Anche nel gorgo di una civiltà visuale, innegabilmente sovraccarica e banale, la potenza di un’immagine resta in grado di smuovere le coscienze. Ci sono stati scatti in grado di cambiare la storia. La foto di Tommi Smith e John Carlos alle Olimpiadi di Città del Messico, nel 1968, col braccio alzato sul podio per rivendicare i diritti dei neri americani. Quella di George Floyd con il ginocchio del poliziotto sulla gola, pochi istanti prima di morire. Quella di Nelson Mandela liberato dopo ventisette anni di prigionia, che segnò la fine dell’apartheid. Da lunedì c’è anche quella di Ilaria Salis, attivista italiana detenuta in Ungheria, accusata di un’aggressione ai danni di due militanti neonazisti. Da un anno la donna è rinchiusa in un carcere di massima sicurezza a Budapest. Otto giorni la prognosi per le ferite riportate dai simpatizzanti neri: l’attivista, invece, rischia ventiquattro anni, con evidente sproporzione,
Si era raccontato, lo aveva fatto lei stessa in una lunga lettera agli avvocati, delle durissime condizioni di detenzione. Ma quando lunedì si è presentata al processo con i ceppi alle mani e alle caviglie, una sorta di guinzaglio a legarla a una poliziotta e due omaccioni delle forze speciali in mimetica e passamontagna schierati ai lati, la potenza del fotogramma ha smosso anche le coscienze di chi faceva fatica a interessarsi al caso. Il sorriso dolce, appena abbozzato, dell’italiana spezzava la durezza di un’atmosfera irreale, aggiungendo un tocco di grazia al quadro desolante del tribunale magiaro.

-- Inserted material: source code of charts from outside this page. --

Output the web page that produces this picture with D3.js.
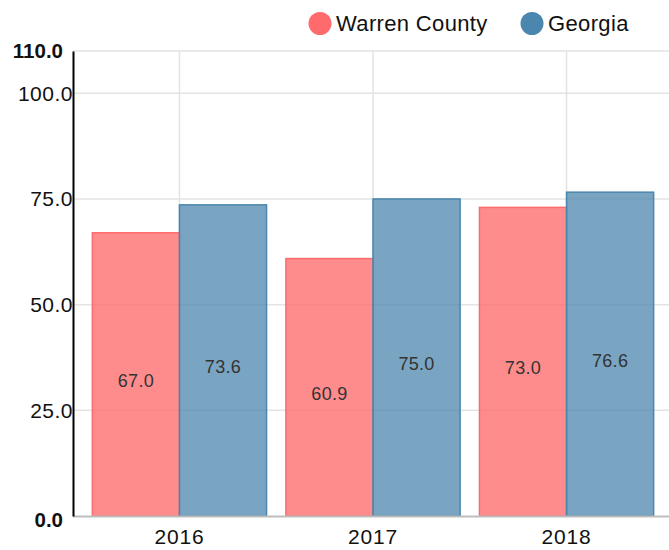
<!DOCTYPE html>
<html>
<head>
<meta charset="utf-8">
<script src="https://cdn.jsdelivr.net/npm/d3@7"></script>
<style>
  html, body { margin: 0; padding: 0; background: #fff; }
  svg { display: block; font-family: "Liberation Sans", Arial, Helvetica, sans-serif; }
</style>
</head>
<body>
<svg id="chart" width="669" height="550"></svg>
<script>
const categories = ["2016", "2017", "2018"];
const seriesNames = ["Warren County", "Georgia"];
const warrenCounty = [67.0, 60.9, 73.0];
const georgia = [73.6, 75.0, 76.6];
const yTicks = [0, 25, 50, 75, 100, 110];
const colors = ["#ff6b6d", "#4a86ad"];

const svg = d3.select("#chart");
const W = 669, H = 550;
const m = { left: 73, top: 51, bottom: 516 };
const plotRight = 673;

const x = d3.scaleBand().domain(categories).range([m.left, plotRight]).paddingInner(0.1).paddingOuter(0.1);
const x1 = d3.scaleBand().domain(seriesNames).range([0, x.bandwidth()]);
const y = d3.scaleLinear().domain([0, 110]).range([m.bottom, m.top]);

// horizontal grid
svg.append("g").selectAll("line").data(yTicks.filter(d => d > 0)).join("line")
  .attr("x1", m.left).attr("x2", W)
  .attr("y1", d => y(d)).attr("y2", d => y(d))
  .attr("stroke", "#e3e3e3").attr("stroke-width", 1.5);

// vertical grid
svg.append("g").selectAll("line").data(categories).join("line")
  .attr("x1", d => x(d) + x.bandwidth() / 2).attr("x2", d => x(d) + x.bandwidth() / 2)
  .attr("y1", m.top).attr("y2", m.bottom)
  .attr("stroke", "#e3e3e3").attr("stroke-width", 1.5);

const data = categories.map((c, i) => ({ cat: c, vals: [warrenCounty[i], georgia[i]] }));

const groups = svg.append("g").selectAll("g").data(data).join("g")
  .attr("transform", d => `translate(${x(d.cat)},0)`);

groups.selectAll("rect").data(d => d.vals.map((v, j) => ({ v, s: seriesNames[j], j }))).join("rect")
  .attr("x", d => x1(d.s))
  .attr("y", d => y(d.v))
  .attr("width", x1.bandwidth())
  .attr("height", d => y(0) - y(d.v))
  .attr("fill", d => colors[d.j])
  .attr("fill-opacity", d => d.j === 0 ? 0.78 : 0.74)
  .attr("stroke", d => colors[d.j])
  .attr("stroke-width", 1.5);

groups.selectAll("text").data(d => d.vals.map((v, j) => ({ v, s: seriesNames[j], j }))).join("text")
  .attr("x", d => x1(d.s) + x1.bandwidth() / 2)
  .attr("y", d => (y(d.v) + y(0)) / 2 + 12.5)
  .attr("text-anchor", "middle")
  .attr("font-size", 18)
  .attr("letter-spacing", 0.3)
  .attr("fill", "#333")
  .text(d => d.v.toFixed(1));

// bottom axis line
svg.append("line").attr("x1", m.left).attr("x2", W).attr("y1", y(0) + 0.5).attr("y2", y(0) + 0.5)
  .attr("stroke", "#bdbdbd").attr("stroke-width", 2);

// y axis
const isBold = d => d === 0 || d === 110;
const yAxis = d3.axisLeft(y).tickValues(yTicks).tickSize(0).tickPadding(0).tickFormat(d3.format(".1f"));
const ya = svg.append("g").attr("transform", `translate(${m.left},0)`).call(yAxis);
ya.select(".domain").attr("stroke", "#000").attr("stroke-width", 2);
ya.selectAll("text")
  .attr("font-family", null)
  .attr("fill", "#111")
  .attr("font-size", d => isBold(d) ? 20.5 : 21)
  .attr("letter-spacing", d => isBold(d) ? 0 : 0.5)
  .attr("font-weight", d => isBold(d) ? "bold" : "normal")
  .attr("x", d => isBold(d) ? -10 : 0)
  .attr("dy", d => d === 0 ? "0.5em" : "0.33em");

// x axis
const xAxis = d3.axisBottom(x).tickSize(0).tickPadding(13.5);
const xa = svg.append("g").attr("transform", `translate(0,${m.bottom})`).call(xAxis);
xa.select(".domain").remove();
xa.selectAll("text").attr("font-size", 21).attr("letter-spacing", 0.8).attr("fill", "#111").attr("font-family", null);

// legend
const legendX = [320, 532];
const lg = svg.append("g").selectAll("g").data(seriesNames).join("g")
  .attr("transform", (d, i) => `translate(${legendX[i]},23.5)`);
lg.append("circle").attr("r", 11.5).attr("fill", (d, i) => colors[i]);
lg.append("text").attr("x", 16).attr("y", 7.5).attr("font-size", 22).attr("letter-spacing", 0.35).attr("fill", "#111").text(d => d);
</script>
</body>
</html>
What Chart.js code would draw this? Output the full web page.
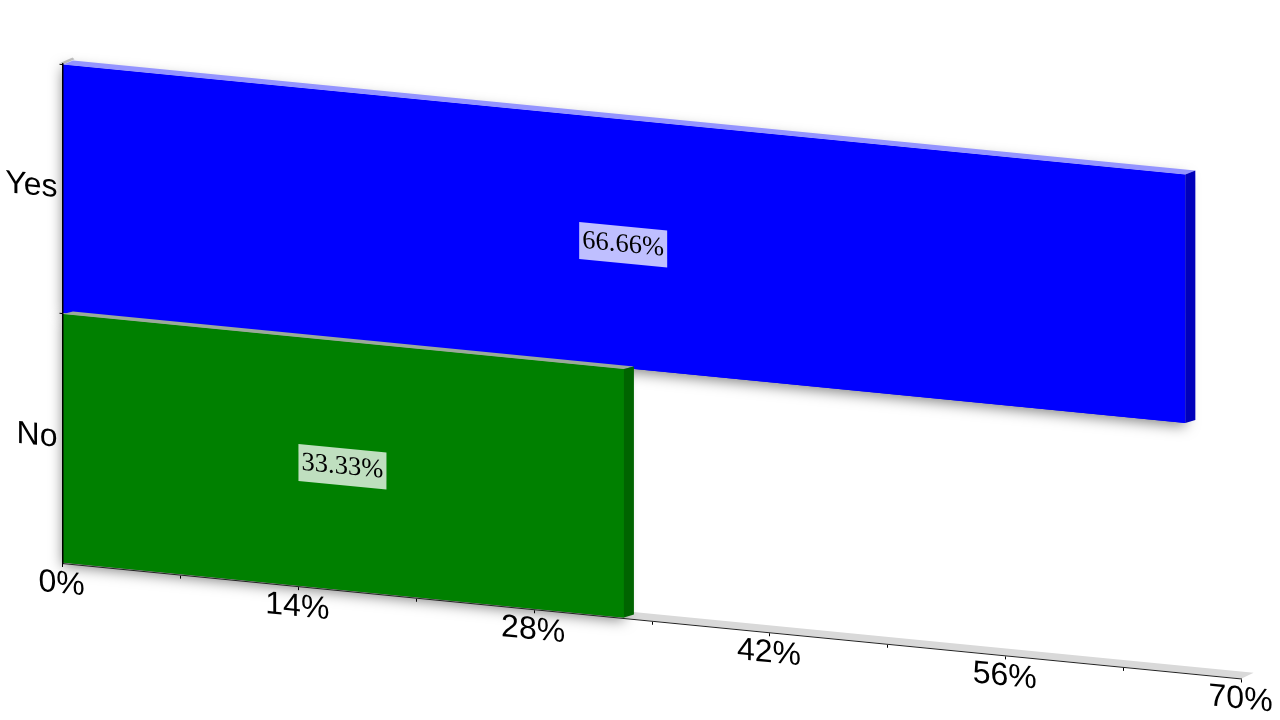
<!DOCTYPE html>
<html>
<head>
<meta charset="utf-8">
<style>
  html, body { margin:0; padding:0; background:#fff; }
  canvas { display:block; }
</style>
<script src="https://cdn.jsdelivr.net/npm/chart.js@4"></script>
</head>
<body>
<canvas id="chart" width="1280" height="720" style="width:1280px;height:720px"></canvas>
<script>
const categories = ['Yes', 'No'];
const shares = [66.66, 33.33];
const barColors = ['#0000ff', '#008000'];
const sideColors = ['#0000bb', '#006400'];
const topColors = ['#9494ff', '#9aaa9a'];
const xTickLabels = ['0%', '', '14%', '', '28%', '', '42%', '', '56%', '', '70%'];

const SLOPE = 0.0979;   // the whole chart is sheared to fake the 3d view
const ORIGIN_X = 62;

function poly(ctx, pts, color){
  ctx.fillStyle = color;
  ctx.beginPath();
  pts.forEach((p, i) => i ? ctx.lineTo(p[0], p[1]) : ctx.moveTo(p[0], p[1]));
  ctx.closePath();
  ctx.fill();
}

const fake3d = {
  id: 'fake3d',
  beforeDraw(chart){
    chart.ctx.save();
    chart.ctx.transform(1, SLOPE, 0, 1, 0, -SLOPE * ORIGIN_X);
  },
  beforeDatasetsDraw(chart){
    const ctx = chart.ctx, a = chart.chartArea;
    // floor and the bit of back wall
    poly(ctx, [[a.left, a.bottom], [a.right, a.bottom], [a.right + 12, a.bottom - 7], [a.left + 12, a.bottom - 7]], '#d9d9d9');
    poly(ctx, [[a.left - 2, a.top - 1], [a.left + 1, a.top], [a.left + 12, a.top - 6], [a.left + 10, a.top - 7.5]], '#c4c4c4');
    // soft shadow under the bars
    ctx.save();
    ctx.shadowColor = 'rgba(0,0,0,0.5)';
    ctx.shadowBlur = 14;
    ctx.shadowOffsetY = 3;
    chart.getDatasetMeta(0).data.forEach((bar, i) => {
      ctx.fillStyle = barColors[i];
      ctx.fillRect(bar.base, bar.y - bar.height / 2, bar.x - bar.base, bar.height);
    });
    ctx.restore();
  },
  afterDatasetsDraw(chart){
    const ctx = chart.ctx;
    chart.getDatasetMeta(0).data.forEach((bar, i) => {
      const x0 = bar.base, x1 = bar.x;
      const top = bar.y - bar.height / 2, bot = bar.y + bar.height / 2;
      const rise = i === 0 ? 5 : 3.5;   // green top face is half hidden by the blue bar
      poly(ctx, [[x0, top], [x1, top], [x1 + 10, top - rise], [x0 + 10, top - rise]], topColors[i]);
      poly(ctx, [[x1, top], [x1 + 10, top - rise], [x1 + 10, bot - 4], [x1, bot]], sideColors[i]);

      // value label in the middle of the bar
      const cx = (x0 + x1) / 2 - 1;
      const cy = bar.y + 1;
      ctx.fillStyle = 'rgba(255,255,255,0.75)';
      ctx.fillRect(cx - 44, cy - 18.5, 88, 37);
      ctx.fillStyle = '#000';
      ctx.font = '26.5px "Liberation Serif"';
      ctx.textAlign = 'center';
      ctx.textBaseline = 'middle';
      ctx.fillText(shares[i].toFixed(2) + '%', cx, cy);
    });
  },
  afterDraw(chart){
    chart.ctx.restore();
  }
};

new Chart(document.getElementById('chart').getContext('2d'), {
  type: 'bar',
  data: {
    labels: categories,
    datasets: [{ data: shares, backgroundColor: barColors, categoryPercentage: 1, barPercentage: 0.996 }]
  },
  options: {
    indexAxis: 'y',
    responsive: false,
    animation: false,
    layout: { padding: { top: 64, right: 38.4, bottom: 0, left: 0 } },
    plugins: { legend: { display: false }, tooltip: { enabled: false } },
    scales: {
      x: {
        min: 0, max: 70,
        afterFit(s){ s.height = 157; },
        border: { color: '#222', width: 1, z: 1 },
        grid: { drawOnChartArea: false, tickLength: 4, tickColor: '#000', z: 1 },
        ticks: {
          stepSize: 7, autoSkip: false, maxRotation: 0, minRotation: 0,
          padding: -2, labelOffset: -1, color: '#000', z: 1,
          font: { family: '"Liberation Sans"', size: 32 },
          callback: (v, i) => xTickLabels[i]
        }
      },
      y: {
        afterFit(s){ s.width = 62.5; },
        border: { color: '#000', width: 1.5, z: 1 },
        grid: {
          drawOnChartArea: false, tickLength: 3, z: 1,
          tickColor: c => c.index < categories.length ? '#000' : 'rgba(0,0,0,0)'
        },
        ticks: {
          padding: 2, color: '#000', z: 1,
          font: { family: '"Liberation Sans"', size: 32 }
        }
      }
    }
  },
  plugins: [fake3d]
});
</script>
</body>
</html>
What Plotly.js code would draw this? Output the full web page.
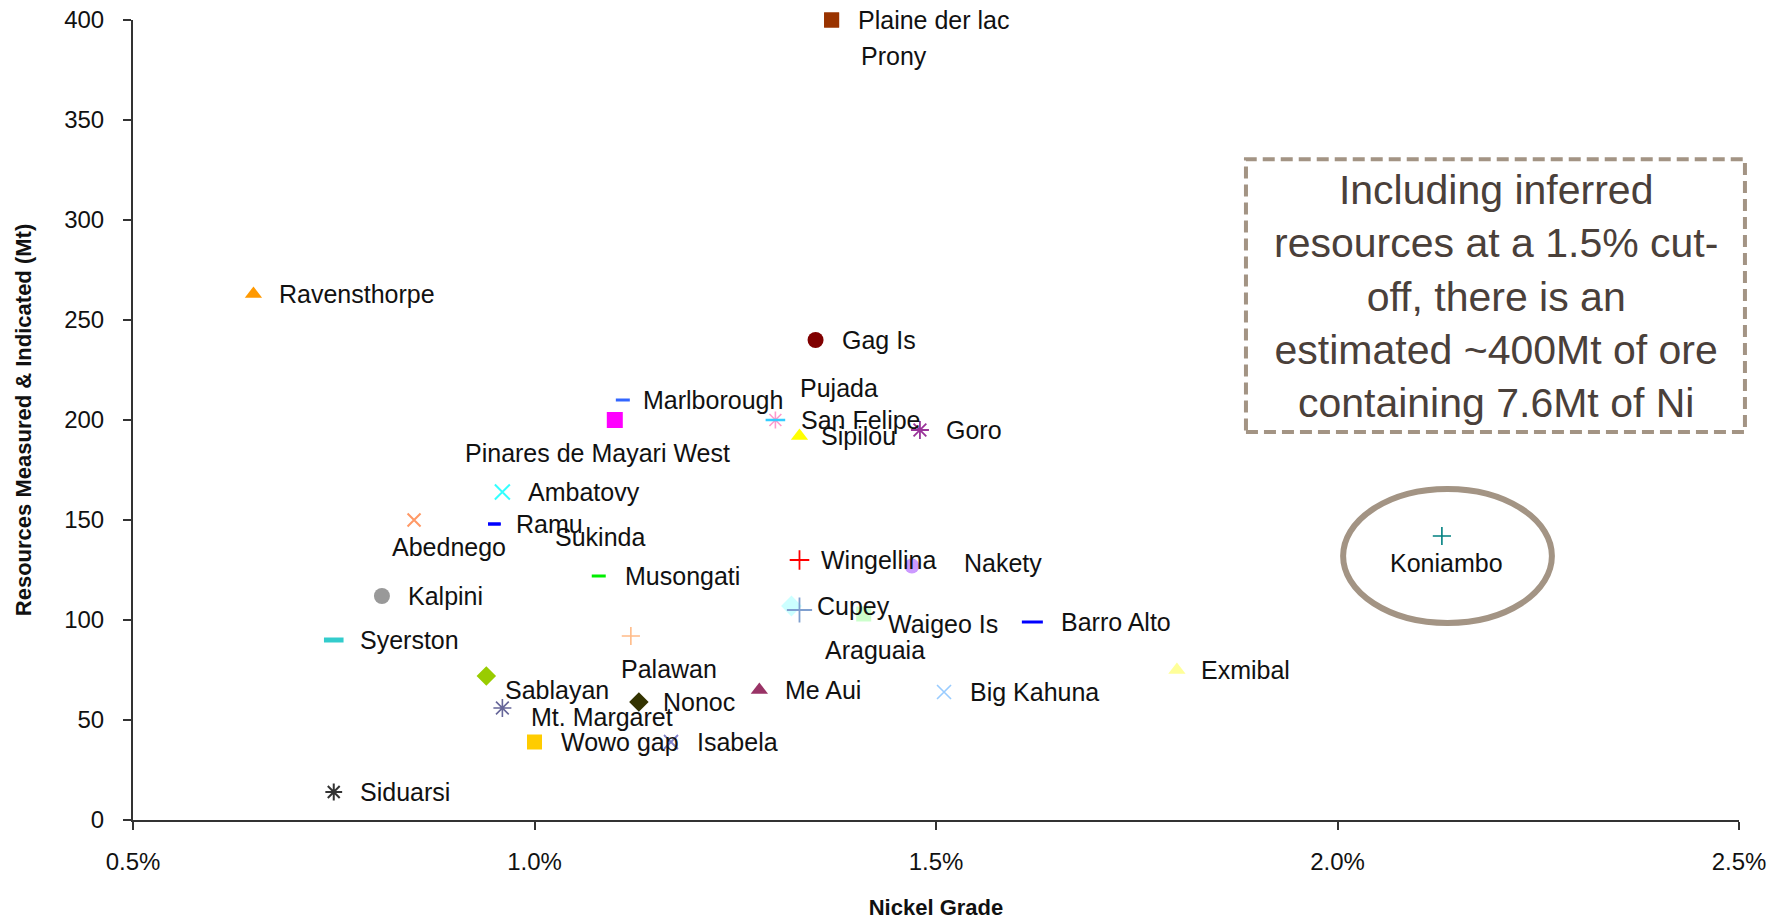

Consumati dal martellamento incessante di immagini in cui siamo abituati a muoverci, le immagini giunte dall’Ungheria hanno avuto il potere di fermare per qualche istante il flusso di influencer, Ferragni, Fedez, shampi, Cracchi, reality, Amici, ballerini che intasa gli schermi dei nostri telefonini e televisioni.
Salis, suo malgrado, è diventata il simbolo di come si possa affrontare con garbo una prova difficile. Oggi ha alle spalle un Paese intero, e fortunatamente, pare, anche il governo. Ma la sua vicenda deve farci riflettere sulle condizioni del sistema carcerario. Anche italiano. Una battaglia di cui in pochi si ricordano, e che, con merito, come in tanti altri casi, va ascritta ai radicali.